RCW: One of the fascinating things about the American political tradition is its amazing plasticity. It tangles up and changes directions like a prairie river. (Go tell Lincoln the first African-American president of the United States will be elected as a Democrat—watch his jaw drop.) Political science fiction ought to address that interesting mutability, I believe, not just some specific ideological question.
Having said that, I suppose Julian Comstock might offend a few people. My hope is that it offends the right ones. (Smiling as I write this.)
BFS: Exactly—if you’re not pissing somebody off, you’re not doing it right.
RCW: Agreed. At the same time, I really did want to avoid caricaturing the bad guys. It’s just too easy. Lazy, even. Atheist though I am, I’ve had great discussions and friendships with people of faith.
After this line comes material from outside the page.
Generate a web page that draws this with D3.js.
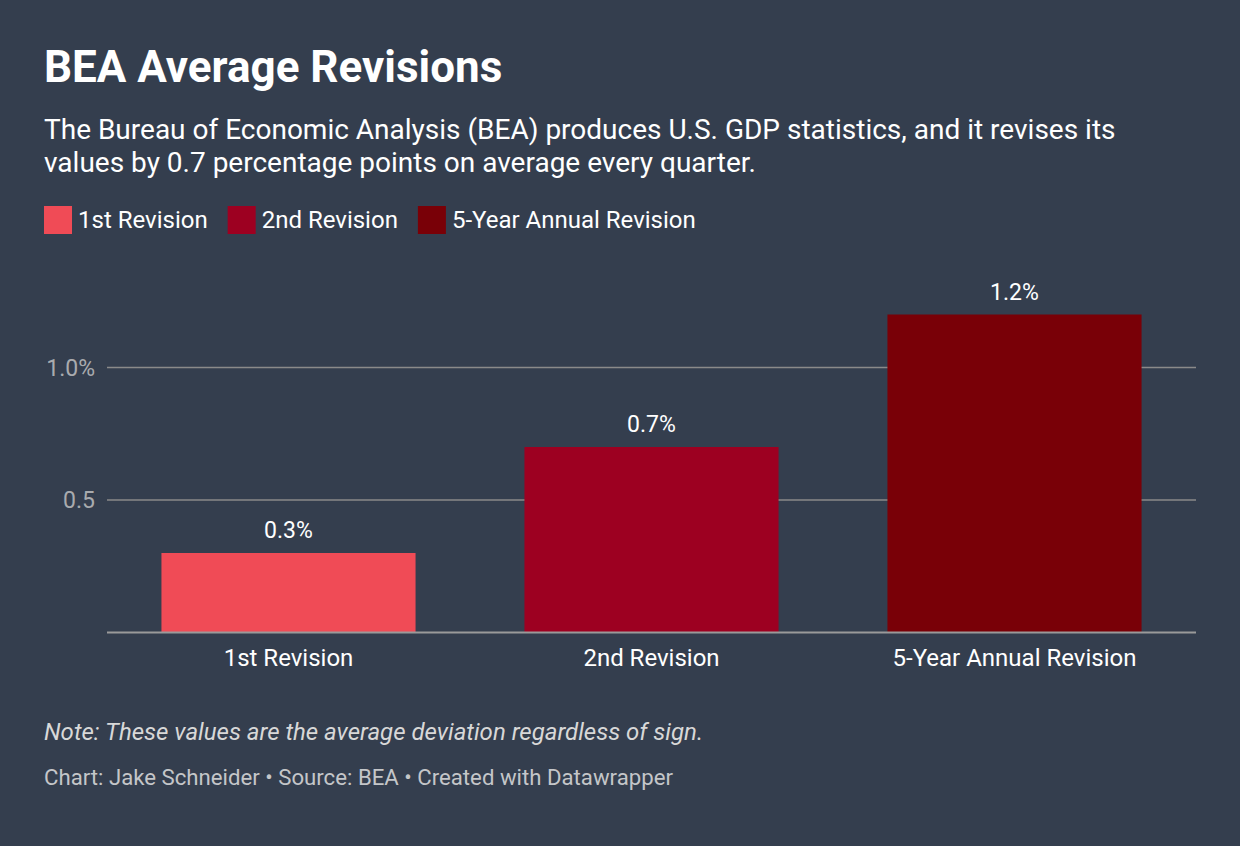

I think an honest Christian—by which I mean any Christian not dedicated to tearing up the Constitution or burning books—can read Julian Comstock and find some common ground.
BFS: Did you know from the outset that you’d be writing a pretty political book, or did this arise naturally from the process of writing it? And in either case, did you have an approach in mind for dealing with the more political material?
RCW: I wanted to treat politics as a mode of human behavior, like sexuality. Like sexuality, it’s fascinating, complex, profound, often disconcerting, and generally interesting to write about. And using Adam Hazzard as my narrator helped maintain a certain focus. Adam tends to judge people, not institutions—individual acts of cruelty, not oppression in the abstract.